--- start of Records for the exercise ---

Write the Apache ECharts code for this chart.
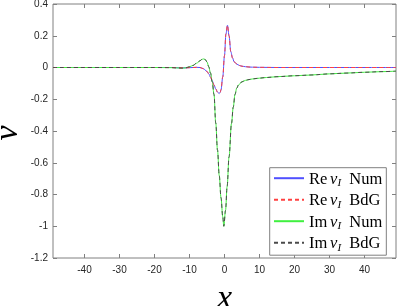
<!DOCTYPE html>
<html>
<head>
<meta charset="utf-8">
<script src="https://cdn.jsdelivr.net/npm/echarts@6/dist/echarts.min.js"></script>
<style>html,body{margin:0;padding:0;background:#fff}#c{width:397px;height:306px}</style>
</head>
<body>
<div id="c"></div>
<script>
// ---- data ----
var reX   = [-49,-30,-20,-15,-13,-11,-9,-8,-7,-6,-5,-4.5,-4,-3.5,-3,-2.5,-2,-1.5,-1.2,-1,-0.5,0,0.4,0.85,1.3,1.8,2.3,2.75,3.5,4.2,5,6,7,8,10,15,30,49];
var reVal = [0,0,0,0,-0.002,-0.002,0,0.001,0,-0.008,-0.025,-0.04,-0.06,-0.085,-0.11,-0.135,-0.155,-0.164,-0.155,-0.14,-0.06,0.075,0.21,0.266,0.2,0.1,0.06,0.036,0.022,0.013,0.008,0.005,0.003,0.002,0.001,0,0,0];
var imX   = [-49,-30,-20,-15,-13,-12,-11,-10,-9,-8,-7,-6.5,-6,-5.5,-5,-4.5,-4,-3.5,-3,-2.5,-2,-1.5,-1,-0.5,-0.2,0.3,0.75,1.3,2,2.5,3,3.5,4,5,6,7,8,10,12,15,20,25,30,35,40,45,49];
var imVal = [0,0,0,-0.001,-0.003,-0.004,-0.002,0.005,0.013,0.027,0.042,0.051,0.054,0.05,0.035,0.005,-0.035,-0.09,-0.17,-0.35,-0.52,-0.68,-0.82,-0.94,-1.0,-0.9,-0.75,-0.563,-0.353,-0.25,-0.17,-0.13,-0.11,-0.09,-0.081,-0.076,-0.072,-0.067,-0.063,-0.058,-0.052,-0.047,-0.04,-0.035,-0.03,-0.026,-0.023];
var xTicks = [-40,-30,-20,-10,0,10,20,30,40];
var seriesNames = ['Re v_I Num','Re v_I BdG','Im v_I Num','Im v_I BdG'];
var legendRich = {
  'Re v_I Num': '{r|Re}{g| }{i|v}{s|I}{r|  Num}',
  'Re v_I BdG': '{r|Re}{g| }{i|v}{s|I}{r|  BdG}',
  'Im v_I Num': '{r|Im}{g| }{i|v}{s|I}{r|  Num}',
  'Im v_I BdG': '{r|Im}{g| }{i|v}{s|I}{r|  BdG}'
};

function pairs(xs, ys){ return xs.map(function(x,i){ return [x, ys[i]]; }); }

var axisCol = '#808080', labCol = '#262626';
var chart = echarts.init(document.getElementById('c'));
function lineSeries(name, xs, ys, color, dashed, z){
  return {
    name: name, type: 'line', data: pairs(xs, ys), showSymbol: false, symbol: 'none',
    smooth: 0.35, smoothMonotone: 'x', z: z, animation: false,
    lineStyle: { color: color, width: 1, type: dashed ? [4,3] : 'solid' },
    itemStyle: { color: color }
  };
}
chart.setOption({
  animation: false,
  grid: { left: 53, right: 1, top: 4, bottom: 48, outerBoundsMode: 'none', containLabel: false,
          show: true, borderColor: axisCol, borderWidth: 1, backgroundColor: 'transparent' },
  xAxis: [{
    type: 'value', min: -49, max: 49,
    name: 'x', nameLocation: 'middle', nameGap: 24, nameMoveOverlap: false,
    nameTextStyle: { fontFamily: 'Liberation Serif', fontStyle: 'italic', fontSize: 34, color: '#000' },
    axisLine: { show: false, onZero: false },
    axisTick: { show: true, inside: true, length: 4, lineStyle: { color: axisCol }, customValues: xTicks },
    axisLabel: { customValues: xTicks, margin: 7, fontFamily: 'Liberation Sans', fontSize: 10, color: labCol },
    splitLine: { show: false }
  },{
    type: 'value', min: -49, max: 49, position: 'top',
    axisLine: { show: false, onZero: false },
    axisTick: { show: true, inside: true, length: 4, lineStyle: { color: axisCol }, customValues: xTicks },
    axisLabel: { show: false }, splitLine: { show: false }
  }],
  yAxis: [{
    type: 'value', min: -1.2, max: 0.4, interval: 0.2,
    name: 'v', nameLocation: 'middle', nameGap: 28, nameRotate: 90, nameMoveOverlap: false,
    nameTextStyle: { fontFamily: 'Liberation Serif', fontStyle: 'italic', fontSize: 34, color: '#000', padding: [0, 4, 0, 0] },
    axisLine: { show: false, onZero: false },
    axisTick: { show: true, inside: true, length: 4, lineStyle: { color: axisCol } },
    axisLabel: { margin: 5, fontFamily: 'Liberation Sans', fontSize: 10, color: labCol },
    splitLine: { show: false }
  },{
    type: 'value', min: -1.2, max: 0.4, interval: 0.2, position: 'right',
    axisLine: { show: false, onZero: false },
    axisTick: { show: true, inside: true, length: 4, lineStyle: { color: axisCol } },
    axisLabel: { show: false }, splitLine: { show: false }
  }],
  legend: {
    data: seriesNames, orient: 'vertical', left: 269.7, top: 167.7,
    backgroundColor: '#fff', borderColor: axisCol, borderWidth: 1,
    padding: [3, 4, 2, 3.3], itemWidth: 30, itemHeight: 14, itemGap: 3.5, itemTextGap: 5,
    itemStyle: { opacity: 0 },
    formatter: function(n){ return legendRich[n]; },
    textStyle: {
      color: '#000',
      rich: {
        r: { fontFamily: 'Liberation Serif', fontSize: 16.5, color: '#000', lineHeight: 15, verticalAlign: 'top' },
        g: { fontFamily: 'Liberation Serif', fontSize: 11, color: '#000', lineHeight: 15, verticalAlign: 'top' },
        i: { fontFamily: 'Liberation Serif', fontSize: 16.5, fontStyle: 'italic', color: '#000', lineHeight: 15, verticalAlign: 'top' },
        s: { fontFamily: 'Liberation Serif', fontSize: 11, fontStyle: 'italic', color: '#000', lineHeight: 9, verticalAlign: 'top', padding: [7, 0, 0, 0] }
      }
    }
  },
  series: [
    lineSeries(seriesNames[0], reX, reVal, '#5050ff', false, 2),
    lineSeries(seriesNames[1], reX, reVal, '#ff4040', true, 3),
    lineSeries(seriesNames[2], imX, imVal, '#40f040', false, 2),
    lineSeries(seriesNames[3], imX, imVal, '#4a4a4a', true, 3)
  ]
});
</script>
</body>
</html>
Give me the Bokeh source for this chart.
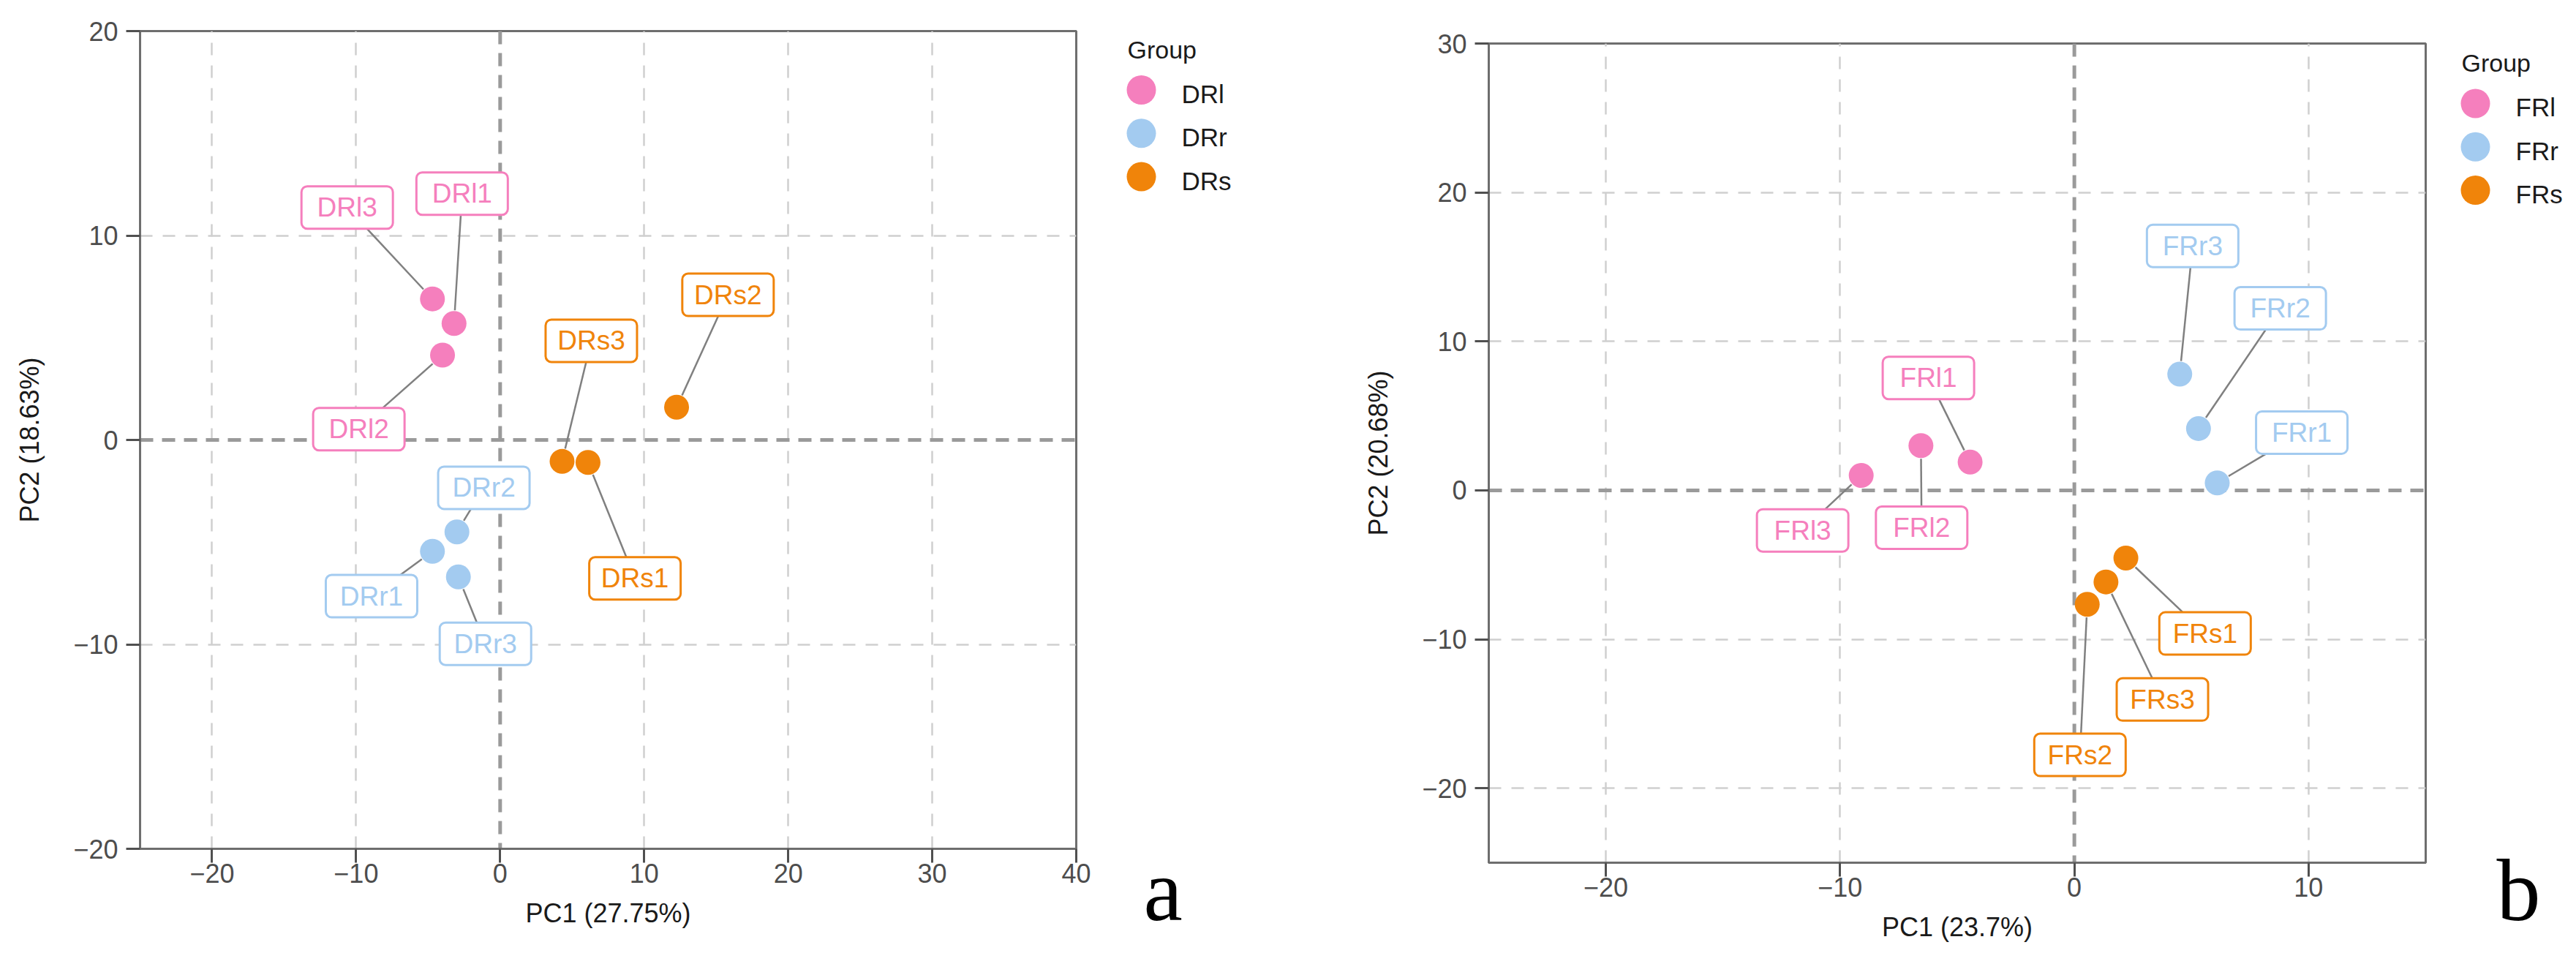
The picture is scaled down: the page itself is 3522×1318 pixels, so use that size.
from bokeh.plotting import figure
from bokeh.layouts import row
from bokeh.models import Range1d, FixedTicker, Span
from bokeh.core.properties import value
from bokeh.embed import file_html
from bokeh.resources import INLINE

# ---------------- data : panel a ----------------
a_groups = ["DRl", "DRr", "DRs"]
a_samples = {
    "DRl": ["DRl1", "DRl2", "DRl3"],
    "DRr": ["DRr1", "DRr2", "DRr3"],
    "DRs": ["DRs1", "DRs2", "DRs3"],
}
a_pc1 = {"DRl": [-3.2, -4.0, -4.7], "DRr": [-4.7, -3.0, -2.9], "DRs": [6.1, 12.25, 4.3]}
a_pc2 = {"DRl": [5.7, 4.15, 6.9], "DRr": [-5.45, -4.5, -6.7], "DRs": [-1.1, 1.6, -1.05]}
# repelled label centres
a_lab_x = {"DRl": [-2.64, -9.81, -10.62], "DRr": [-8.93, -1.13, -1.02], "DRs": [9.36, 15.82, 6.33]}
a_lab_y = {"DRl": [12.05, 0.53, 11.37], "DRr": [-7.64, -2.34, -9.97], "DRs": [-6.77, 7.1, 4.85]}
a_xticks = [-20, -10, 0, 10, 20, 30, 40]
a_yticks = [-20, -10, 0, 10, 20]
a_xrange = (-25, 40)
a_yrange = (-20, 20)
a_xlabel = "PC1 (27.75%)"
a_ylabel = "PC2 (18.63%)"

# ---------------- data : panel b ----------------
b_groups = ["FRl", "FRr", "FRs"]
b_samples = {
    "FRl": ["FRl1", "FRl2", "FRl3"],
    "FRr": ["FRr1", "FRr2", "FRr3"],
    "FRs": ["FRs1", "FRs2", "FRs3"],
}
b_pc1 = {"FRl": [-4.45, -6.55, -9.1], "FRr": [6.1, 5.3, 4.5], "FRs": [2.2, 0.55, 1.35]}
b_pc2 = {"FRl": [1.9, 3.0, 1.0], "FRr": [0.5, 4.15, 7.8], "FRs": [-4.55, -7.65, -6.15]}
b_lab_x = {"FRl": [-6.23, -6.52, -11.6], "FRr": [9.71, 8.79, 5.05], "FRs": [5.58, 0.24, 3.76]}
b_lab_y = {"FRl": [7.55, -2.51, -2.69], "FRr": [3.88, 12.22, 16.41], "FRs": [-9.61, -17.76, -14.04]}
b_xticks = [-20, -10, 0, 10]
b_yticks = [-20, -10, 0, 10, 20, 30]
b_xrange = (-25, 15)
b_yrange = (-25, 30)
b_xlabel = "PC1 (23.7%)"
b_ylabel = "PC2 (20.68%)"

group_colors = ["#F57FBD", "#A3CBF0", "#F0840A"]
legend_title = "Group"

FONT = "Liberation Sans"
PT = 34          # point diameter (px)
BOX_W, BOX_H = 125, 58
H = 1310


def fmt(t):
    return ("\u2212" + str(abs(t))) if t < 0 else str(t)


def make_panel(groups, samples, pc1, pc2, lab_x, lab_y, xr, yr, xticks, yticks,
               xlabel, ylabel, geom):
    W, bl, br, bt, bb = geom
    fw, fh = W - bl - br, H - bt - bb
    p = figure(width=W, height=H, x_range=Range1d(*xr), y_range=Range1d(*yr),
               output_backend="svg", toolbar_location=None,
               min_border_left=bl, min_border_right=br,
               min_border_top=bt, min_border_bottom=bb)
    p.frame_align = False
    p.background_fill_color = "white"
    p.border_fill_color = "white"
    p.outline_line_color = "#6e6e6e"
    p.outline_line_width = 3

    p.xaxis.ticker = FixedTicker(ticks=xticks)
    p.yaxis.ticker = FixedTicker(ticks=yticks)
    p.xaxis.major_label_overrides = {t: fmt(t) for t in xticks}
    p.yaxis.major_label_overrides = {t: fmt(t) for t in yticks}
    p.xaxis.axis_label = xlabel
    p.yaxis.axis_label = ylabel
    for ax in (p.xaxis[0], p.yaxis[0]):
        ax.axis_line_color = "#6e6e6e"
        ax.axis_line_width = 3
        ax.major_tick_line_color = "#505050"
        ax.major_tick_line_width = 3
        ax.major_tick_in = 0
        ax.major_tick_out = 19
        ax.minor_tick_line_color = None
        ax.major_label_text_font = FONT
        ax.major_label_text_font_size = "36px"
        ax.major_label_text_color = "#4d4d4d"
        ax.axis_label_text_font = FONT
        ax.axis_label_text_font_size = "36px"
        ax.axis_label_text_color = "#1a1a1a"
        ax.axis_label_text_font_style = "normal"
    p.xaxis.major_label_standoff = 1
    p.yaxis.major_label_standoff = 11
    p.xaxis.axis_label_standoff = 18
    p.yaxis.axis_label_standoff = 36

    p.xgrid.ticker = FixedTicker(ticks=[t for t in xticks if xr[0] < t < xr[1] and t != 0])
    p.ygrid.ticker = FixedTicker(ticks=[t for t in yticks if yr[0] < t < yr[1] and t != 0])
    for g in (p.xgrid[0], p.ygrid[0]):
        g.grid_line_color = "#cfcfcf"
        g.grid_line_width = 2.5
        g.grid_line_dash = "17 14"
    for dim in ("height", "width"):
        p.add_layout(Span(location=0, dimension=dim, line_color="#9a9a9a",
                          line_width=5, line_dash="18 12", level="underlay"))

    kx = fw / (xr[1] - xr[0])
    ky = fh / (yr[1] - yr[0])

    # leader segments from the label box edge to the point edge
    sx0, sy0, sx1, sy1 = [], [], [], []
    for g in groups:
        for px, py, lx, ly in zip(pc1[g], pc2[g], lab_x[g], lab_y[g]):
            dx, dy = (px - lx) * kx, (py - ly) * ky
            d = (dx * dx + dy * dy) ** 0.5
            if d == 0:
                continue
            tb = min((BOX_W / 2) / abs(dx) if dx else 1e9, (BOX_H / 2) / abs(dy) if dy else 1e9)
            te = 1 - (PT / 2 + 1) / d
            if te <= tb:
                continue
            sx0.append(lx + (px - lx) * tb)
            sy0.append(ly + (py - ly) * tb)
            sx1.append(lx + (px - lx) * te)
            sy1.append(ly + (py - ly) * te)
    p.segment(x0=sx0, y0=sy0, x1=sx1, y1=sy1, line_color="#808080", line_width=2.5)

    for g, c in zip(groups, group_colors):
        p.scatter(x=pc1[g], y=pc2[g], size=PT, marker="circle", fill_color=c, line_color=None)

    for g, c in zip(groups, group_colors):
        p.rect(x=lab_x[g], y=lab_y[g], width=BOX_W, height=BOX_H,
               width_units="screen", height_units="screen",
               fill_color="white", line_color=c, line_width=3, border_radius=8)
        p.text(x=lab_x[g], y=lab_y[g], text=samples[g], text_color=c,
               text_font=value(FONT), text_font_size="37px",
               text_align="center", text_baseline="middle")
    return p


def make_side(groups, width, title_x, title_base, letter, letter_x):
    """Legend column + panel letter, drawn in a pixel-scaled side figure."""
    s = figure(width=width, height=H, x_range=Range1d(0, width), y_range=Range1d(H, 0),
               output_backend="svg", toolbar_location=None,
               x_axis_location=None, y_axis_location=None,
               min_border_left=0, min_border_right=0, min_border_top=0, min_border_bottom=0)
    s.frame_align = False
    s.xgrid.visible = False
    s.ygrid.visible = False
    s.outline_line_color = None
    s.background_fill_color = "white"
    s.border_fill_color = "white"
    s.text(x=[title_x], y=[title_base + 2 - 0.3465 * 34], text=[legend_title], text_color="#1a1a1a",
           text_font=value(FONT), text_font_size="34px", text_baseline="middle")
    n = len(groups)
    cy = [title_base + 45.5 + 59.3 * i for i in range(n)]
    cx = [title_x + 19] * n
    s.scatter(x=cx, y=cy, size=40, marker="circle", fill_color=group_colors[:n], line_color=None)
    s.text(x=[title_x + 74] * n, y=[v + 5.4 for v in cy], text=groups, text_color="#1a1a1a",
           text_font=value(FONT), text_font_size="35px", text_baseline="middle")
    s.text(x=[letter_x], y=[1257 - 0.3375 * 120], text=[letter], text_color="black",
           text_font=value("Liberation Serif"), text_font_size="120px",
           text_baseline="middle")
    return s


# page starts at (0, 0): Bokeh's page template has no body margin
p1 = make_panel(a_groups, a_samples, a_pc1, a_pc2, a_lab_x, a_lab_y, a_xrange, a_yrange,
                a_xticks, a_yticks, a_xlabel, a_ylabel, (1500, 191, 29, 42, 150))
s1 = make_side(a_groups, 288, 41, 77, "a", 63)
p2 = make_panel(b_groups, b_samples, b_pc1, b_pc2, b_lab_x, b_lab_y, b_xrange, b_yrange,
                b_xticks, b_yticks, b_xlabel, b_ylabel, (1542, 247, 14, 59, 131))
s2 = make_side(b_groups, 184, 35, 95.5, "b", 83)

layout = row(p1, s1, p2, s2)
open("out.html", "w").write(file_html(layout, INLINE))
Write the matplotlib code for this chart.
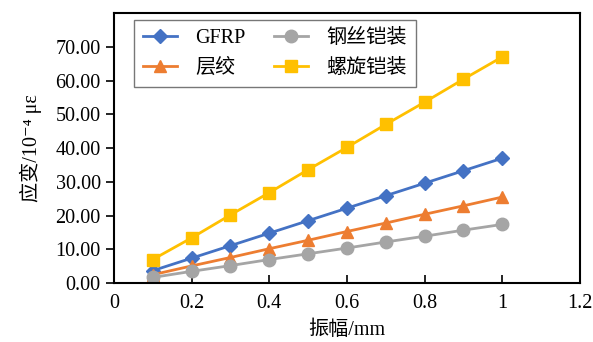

--- end of Records for the exercise ---

# Work to be completed:
Print exactly the lines from the line containing "Give me the Bokeh source for this chart." through the line containing "from bokeh.resources import INLINE", and omit any picture found among them.

# Answer to this task:
Give me the Bokeh source for this chart.
The picture is scaled down: the page itself is 3522×1318 pixels, so use that size.
from bokeh.plotting import figure
from bokeh.layouts import row
from bokeh.models import Range1d, FixedTicker, Span
from bokeh.core.properties import value
from bokeh.embed import file_html
from bokeh.resources import INLINE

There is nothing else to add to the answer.